Task goal -
Print, exactly and with both ends included, the lines below that run from the one containing "Emit a component" to the one containing "ctx.fillText(titleText, 421, 40);". Pictures are omitted.

Task material start

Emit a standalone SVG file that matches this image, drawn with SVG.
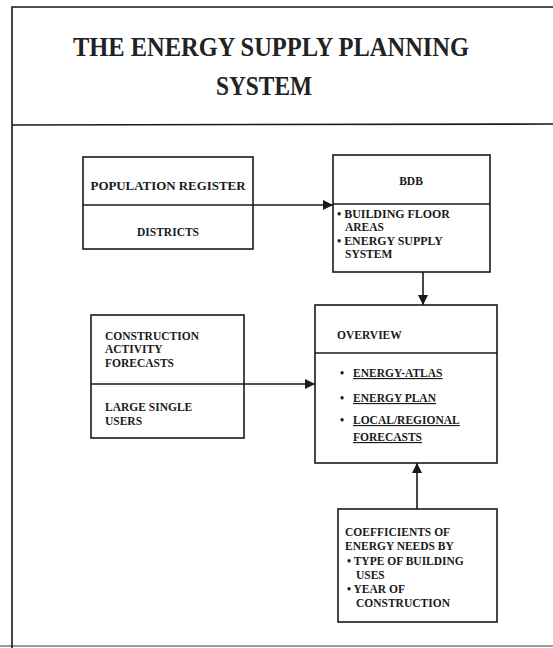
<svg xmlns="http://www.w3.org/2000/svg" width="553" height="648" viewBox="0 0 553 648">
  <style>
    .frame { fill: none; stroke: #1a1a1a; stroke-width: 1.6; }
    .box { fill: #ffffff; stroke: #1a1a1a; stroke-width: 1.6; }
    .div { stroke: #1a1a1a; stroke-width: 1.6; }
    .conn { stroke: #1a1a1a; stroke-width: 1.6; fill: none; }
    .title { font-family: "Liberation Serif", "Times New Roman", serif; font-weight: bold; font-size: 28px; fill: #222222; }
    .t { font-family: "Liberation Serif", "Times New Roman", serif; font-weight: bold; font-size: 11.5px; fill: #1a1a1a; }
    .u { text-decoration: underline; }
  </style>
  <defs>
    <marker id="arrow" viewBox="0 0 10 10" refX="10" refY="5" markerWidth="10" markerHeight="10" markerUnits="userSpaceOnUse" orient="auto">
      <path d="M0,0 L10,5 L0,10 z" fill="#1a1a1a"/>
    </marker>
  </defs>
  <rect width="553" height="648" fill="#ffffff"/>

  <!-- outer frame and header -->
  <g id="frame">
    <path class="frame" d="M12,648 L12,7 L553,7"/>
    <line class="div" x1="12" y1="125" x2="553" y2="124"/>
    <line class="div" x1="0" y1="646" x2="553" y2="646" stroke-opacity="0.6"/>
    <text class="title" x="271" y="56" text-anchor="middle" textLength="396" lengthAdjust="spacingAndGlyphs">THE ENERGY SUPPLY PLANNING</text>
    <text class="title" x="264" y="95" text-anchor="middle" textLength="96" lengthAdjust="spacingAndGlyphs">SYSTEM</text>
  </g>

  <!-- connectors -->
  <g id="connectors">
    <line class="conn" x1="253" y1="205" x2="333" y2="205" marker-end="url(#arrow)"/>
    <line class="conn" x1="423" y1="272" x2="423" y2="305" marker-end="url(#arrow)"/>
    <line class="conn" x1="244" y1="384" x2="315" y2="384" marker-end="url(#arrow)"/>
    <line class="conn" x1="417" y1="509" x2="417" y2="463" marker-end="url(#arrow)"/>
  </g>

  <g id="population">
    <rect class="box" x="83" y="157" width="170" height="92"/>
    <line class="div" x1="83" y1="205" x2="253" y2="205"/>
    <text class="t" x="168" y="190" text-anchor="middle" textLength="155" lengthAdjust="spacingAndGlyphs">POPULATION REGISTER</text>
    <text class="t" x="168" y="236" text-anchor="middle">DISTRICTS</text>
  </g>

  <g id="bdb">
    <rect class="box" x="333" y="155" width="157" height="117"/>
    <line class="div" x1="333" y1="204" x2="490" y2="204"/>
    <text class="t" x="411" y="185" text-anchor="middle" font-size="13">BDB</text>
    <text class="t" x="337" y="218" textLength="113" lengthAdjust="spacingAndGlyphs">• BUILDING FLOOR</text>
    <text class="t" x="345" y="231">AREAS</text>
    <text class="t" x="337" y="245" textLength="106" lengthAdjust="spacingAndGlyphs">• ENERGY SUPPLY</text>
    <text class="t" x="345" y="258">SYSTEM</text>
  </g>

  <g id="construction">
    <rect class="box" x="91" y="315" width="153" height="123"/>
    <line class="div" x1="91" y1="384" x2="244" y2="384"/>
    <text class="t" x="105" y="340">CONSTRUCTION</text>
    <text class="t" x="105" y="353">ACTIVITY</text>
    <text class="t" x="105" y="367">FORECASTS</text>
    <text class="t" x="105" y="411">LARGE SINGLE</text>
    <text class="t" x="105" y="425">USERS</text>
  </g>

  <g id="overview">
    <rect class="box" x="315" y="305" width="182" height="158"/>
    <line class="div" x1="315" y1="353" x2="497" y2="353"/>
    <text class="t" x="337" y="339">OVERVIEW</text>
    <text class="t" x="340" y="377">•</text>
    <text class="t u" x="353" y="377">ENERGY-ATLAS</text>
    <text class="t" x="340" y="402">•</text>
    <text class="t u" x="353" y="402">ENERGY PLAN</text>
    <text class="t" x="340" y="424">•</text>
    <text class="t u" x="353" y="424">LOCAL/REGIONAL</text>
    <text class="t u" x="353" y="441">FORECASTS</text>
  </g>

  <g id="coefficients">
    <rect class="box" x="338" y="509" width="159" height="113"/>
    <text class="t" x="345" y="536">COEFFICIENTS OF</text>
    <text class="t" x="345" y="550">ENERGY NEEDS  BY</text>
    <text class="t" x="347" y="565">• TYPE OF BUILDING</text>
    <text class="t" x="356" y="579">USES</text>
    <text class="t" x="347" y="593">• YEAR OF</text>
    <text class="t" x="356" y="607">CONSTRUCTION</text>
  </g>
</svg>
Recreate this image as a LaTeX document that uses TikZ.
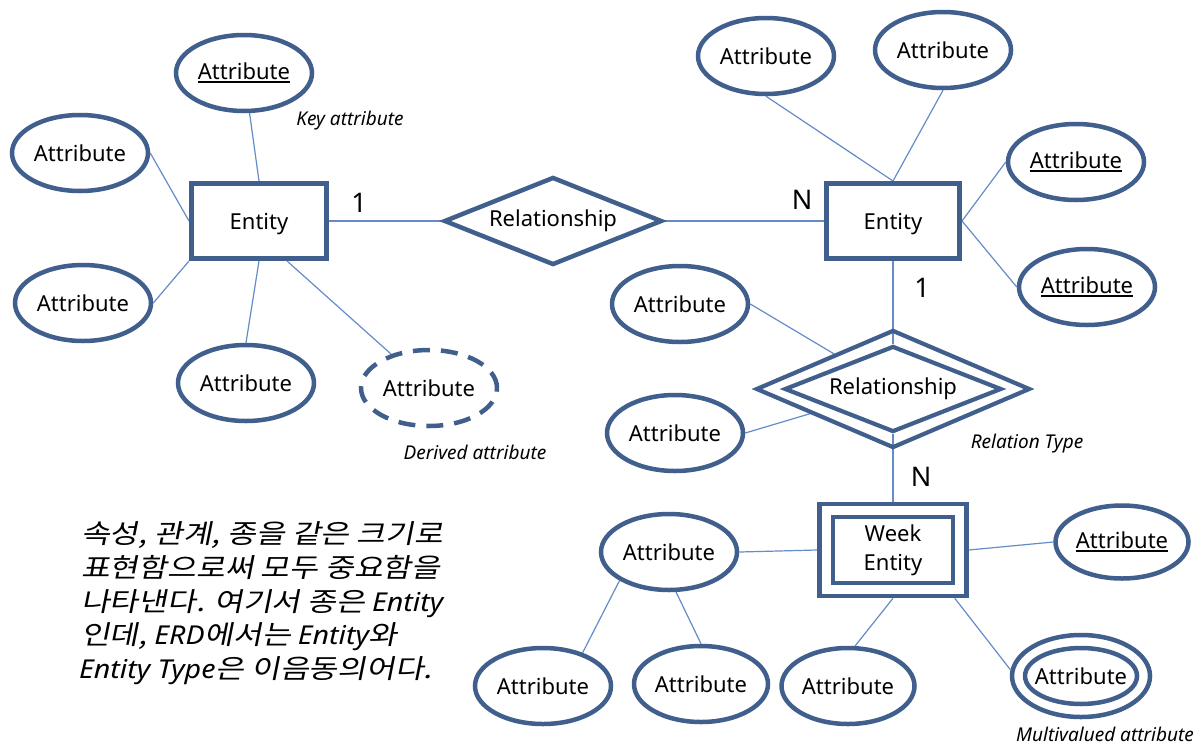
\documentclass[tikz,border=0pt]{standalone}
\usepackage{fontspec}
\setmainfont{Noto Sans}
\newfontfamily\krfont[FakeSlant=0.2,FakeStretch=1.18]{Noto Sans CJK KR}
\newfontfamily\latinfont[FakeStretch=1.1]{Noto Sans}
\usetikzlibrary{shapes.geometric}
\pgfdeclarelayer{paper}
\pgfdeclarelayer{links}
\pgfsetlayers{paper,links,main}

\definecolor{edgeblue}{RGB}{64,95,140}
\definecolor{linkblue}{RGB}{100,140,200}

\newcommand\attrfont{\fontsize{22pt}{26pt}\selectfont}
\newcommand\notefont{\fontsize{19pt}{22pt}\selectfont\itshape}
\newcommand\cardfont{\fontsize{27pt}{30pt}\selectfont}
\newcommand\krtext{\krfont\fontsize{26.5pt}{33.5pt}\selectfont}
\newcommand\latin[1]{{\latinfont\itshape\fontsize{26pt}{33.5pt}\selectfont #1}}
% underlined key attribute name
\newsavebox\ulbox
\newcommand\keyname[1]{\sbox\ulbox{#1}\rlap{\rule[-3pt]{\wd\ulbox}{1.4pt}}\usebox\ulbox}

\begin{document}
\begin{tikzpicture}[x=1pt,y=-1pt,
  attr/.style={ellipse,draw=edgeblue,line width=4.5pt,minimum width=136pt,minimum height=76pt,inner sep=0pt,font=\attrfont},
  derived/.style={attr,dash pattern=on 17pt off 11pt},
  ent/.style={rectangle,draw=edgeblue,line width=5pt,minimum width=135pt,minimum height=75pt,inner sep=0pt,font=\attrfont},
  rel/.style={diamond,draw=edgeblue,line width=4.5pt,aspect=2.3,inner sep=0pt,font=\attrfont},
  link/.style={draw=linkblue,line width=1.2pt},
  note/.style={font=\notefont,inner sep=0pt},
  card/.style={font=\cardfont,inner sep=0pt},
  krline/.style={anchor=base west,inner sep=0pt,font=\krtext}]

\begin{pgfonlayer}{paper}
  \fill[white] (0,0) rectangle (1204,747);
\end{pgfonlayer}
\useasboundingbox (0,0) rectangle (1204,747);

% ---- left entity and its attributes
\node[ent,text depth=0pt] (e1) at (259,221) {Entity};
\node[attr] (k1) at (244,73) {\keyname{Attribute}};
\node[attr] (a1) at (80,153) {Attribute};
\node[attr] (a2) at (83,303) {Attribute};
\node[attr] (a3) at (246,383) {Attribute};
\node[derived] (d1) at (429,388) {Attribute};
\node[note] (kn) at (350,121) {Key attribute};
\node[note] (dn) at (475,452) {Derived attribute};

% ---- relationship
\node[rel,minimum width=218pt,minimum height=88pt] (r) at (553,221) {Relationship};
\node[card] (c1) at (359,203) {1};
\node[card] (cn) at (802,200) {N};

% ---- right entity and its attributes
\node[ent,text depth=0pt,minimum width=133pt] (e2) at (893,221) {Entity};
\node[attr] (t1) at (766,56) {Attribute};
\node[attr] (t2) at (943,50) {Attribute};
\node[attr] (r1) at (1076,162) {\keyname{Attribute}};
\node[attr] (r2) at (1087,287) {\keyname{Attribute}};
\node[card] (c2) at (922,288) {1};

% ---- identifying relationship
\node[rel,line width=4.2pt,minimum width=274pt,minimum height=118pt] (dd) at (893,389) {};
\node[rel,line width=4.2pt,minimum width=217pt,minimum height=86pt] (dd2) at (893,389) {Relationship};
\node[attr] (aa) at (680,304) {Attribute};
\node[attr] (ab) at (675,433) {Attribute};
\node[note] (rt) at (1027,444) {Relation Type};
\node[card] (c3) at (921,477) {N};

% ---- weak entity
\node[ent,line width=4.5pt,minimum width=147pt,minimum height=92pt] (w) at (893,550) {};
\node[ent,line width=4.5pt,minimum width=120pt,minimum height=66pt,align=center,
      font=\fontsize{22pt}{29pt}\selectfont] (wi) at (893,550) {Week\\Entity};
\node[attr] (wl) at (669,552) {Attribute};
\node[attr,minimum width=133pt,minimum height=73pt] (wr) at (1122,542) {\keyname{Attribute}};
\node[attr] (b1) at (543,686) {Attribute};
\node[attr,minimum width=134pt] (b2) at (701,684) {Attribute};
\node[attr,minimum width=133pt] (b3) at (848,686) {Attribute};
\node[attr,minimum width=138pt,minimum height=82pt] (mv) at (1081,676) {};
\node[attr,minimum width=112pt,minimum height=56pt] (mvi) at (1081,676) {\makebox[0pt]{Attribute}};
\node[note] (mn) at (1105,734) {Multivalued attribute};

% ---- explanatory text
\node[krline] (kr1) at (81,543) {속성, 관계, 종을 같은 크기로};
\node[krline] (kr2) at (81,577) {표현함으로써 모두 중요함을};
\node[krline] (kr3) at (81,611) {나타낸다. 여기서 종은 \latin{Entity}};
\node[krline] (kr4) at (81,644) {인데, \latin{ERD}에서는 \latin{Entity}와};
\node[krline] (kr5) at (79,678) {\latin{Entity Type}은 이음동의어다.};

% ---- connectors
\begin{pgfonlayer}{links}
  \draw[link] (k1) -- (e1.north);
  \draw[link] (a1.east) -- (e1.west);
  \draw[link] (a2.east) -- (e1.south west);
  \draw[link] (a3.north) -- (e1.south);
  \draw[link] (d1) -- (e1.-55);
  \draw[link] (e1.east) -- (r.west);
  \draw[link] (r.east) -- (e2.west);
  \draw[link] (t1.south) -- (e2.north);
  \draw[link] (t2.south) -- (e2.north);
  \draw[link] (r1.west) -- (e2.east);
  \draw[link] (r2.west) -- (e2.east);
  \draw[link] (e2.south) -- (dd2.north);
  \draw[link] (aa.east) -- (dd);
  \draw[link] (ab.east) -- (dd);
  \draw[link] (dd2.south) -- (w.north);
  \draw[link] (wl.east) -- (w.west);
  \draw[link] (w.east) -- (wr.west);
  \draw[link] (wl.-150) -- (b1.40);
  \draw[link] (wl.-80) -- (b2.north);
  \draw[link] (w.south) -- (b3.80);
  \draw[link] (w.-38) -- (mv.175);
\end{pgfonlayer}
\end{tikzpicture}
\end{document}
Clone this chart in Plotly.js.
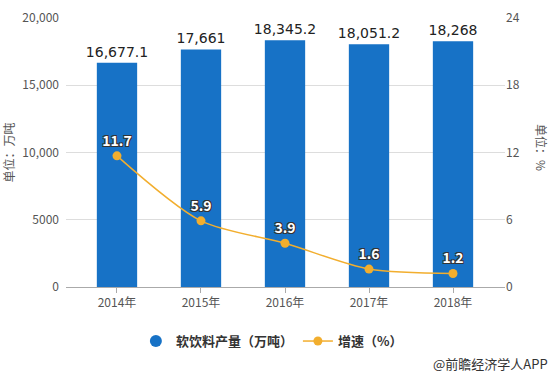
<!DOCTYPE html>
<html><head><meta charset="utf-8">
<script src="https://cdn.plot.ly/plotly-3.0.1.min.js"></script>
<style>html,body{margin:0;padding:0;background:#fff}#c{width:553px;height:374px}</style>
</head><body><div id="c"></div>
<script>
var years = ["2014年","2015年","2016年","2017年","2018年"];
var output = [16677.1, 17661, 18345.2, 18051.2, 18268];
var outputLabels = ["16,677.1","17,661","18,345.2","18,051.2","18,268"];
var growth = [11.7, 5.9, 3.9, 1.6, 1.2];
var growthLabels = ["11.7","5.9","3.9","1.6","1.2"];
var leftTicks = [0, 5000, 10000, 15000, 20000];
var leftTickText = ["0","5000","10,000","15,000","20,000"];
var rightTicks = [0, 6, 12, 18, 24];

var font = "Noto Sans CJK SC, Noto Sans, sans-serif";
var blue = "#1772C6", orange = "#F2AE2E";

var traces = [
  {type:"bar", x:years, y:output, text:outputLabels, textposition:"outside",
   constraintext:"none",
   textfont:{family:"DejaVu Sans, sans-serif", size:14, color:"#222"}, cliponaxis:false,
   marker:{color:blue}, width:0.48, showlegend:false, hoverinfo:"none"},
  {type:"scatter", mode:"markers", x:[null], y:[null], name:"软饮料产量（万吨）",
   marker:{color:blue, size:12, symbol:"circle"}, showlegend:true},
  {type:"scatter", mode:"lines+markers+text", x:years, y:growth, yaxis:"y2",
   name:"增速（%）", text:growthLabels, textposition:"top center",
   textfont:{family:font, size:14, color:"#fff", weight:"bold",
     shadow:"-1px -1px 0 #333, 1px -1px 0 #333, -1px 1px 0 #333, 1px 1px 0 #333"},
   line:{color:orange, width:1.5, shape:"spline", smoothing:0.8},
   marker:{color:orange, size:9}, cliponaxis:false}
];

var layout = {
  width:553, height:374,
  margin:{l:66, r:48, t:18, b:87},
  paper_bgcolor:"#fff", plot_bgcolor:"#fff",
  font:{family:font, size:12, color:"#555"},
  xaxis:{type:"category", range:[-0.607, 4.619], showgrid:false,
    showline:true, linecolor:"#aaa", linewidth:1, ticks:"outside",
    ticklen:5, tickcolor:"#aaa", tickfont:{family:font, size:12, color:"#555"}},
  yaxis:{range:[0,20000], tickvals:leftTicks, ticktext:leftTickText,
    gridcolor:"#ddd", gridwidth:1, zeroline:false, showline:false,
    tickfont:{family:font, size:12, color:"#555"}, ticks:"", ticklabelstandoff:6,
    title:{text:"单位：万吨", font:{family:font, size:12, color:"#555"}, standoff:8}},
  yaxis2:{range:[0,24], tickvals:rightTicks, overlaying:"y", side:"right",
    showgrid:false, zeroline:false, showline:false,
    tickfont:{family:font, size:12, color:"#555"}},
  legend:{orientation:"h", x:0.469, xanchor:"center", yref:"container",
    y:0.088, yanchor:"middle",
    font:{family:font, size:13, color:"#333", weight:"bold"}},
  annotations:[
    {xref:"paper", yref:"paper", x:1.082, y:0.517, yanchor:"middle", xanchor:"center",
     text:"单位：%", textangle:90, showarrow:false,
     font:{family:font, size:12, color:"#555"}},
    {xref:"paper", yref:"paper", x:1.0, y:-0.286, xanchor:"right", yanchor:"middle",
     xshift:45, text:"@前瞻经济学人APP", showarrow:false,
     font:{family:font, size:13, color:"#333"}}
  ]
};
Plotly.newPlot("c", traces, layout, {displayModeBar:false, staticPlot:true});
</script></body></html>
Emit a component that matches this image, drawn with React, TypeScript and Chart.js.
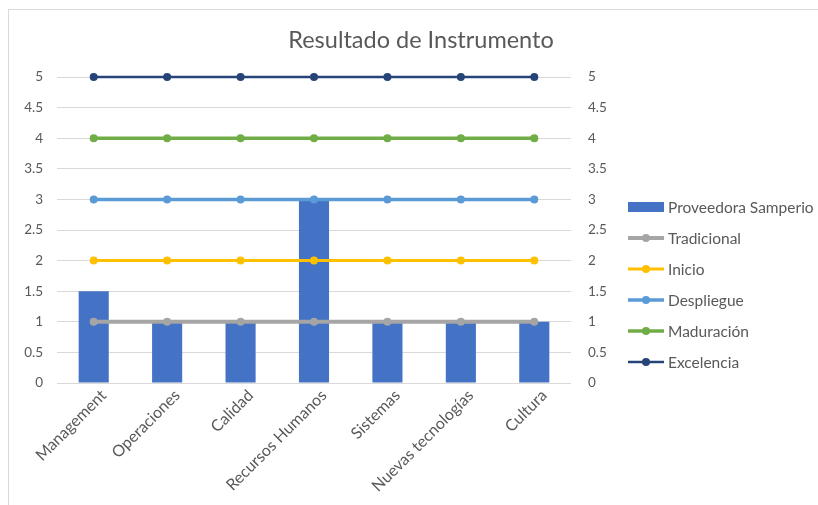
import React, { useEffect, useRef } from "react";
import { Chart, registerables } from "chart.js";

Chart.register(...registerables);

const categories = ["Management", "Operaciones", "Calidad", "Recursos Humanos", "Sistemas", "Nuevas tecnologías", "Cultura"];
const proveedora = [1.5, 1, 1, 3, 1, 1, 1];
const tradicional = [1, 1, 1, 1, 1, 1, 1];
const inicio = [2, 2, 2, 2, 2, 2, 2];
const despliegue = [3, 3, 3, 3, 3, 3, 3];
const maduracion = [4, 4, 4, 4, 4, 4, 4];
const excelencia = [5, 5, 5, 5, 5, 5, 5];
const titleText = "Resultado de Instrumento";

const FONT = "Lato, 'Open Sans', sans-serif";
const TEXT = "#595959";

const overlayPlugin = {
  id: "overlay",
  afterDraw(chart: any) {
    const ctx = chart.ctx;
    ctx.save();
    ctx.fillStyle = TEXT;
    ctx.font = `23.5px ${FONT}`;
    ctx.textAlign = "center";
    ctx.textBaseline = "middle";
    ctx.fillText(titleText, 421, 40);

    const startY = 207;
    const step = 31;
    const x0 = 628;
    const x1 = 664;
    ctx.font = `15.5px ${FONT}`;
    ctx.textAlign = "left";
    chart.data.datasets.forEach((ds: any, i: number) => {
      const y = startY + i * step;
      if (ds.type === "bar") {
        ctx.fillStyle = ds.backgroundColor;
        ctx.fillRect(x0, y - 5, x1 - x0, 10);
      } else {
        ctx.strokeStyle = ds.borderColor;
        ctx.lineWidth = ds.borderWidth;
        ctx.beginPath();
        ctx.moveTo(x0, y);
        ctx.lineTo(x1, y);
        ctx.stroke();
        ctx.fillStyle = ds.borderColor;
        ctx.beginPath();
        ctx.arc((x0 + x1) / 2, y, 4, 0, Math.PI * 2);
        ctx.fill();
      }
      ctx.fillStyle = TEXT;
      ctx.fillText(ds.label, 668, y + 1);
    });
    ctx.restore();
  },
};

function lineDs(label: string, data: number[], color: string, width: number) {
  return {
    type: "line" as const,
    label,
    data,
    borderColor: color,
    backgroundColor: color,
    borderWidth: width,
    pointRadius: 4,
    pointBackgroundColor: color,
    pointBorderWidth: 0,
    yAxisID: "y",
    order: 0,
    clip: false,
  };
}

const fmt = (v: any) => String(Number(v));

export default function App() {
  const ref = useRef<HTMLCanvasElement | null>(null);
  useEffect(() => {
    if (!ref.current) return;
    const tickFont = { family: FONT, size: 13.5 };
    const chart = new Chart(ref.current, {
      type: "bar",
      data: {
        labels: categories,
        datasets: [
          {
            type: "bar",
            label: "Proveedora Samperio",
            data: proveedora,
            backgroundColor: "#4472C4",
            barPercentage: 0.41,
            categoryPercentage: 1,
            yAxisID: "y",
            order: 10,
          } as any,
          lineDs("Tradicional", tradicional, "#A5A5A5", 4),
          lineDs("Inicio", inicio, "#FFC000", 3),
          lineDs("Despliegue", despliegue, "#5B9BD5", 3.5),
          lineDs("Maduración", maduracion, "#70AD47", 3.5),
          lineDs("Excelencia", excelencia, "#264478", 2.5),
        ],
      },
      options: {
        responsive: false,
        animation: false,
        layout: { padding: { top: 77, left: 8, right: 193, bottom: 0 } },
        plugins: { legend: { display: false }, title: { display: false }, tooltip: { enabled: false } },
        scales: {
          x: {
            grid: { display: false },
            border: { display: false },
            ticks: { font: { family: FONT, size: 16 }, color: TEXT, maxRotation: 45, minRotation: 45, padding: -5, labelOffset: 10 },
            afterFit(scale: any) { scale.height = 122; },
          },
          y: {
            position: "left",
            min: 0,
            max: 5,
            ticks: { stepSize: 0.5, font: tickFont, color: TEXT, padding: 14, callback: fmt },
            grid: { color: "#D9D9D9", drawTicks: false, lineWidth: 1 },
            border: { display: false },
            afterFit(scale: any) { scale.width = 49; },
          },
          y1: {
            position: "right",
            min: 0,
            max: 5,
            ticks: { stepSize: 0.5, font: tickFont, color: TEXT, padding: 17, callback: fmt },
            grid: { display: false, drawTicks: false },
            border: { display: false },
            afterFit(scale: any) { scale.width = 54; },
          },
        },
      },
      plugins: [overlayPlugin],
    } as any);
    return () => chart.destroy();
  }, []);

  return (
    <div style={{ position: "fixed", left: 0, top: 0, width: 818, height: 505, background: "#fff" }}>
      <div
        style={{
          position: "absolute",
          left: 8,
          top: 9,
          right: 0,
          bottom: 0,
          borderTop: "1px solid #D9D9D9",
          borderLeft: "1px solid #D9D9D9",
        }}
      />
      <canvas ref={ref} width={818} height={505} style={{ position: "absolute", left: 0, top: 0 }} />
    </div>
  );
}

Task material end

Task response -
Emit a component that matches this image, drawn with React, TypeScript and Chart.js.
import React, { useEffect, useRef } from "react";
import { Chart, registerables } from "chart.js";

Chart.register(...registerables);

const categories = ["Management", "Operaciones", "Calidad", "Recursos Humanos", "Sistemas", "Nuevas tecnologías", "Cultura"];
const proveedora = [1.5, 1, 1, 3, 1, 1, 1];
const tradicional = [1, 1, 1, 1, 1, 1, 1];
const inicio = [2, 2, 2, 2, 2, 2, 2];
const despliegue = [3, 3, 3, 3, 3, 3, 3];
const maduracion = [4, 4, 4, 4, 4, 4, 4];
const excelencia = [5, 5, 5, 5, 5, 5, 5];
const titleText = "Resultado de Instrumento";

const FONT = "Lato, 'Open Sans', sans-serif";
const TEXT = "#595959";

const overlayPlugin = {
  id: "overlay",
  afterDraw(chart: any) {
    const ctx = chart.ctx;
    ctx.save();
    ctx.fillStyle = TEXT;
    ctx.font = `23.5px ${FONT}`;
    ctx.textAlign = "center";
    ctx.textBaseline = "middle";
    ctx.fillText(titleText, 421, 40);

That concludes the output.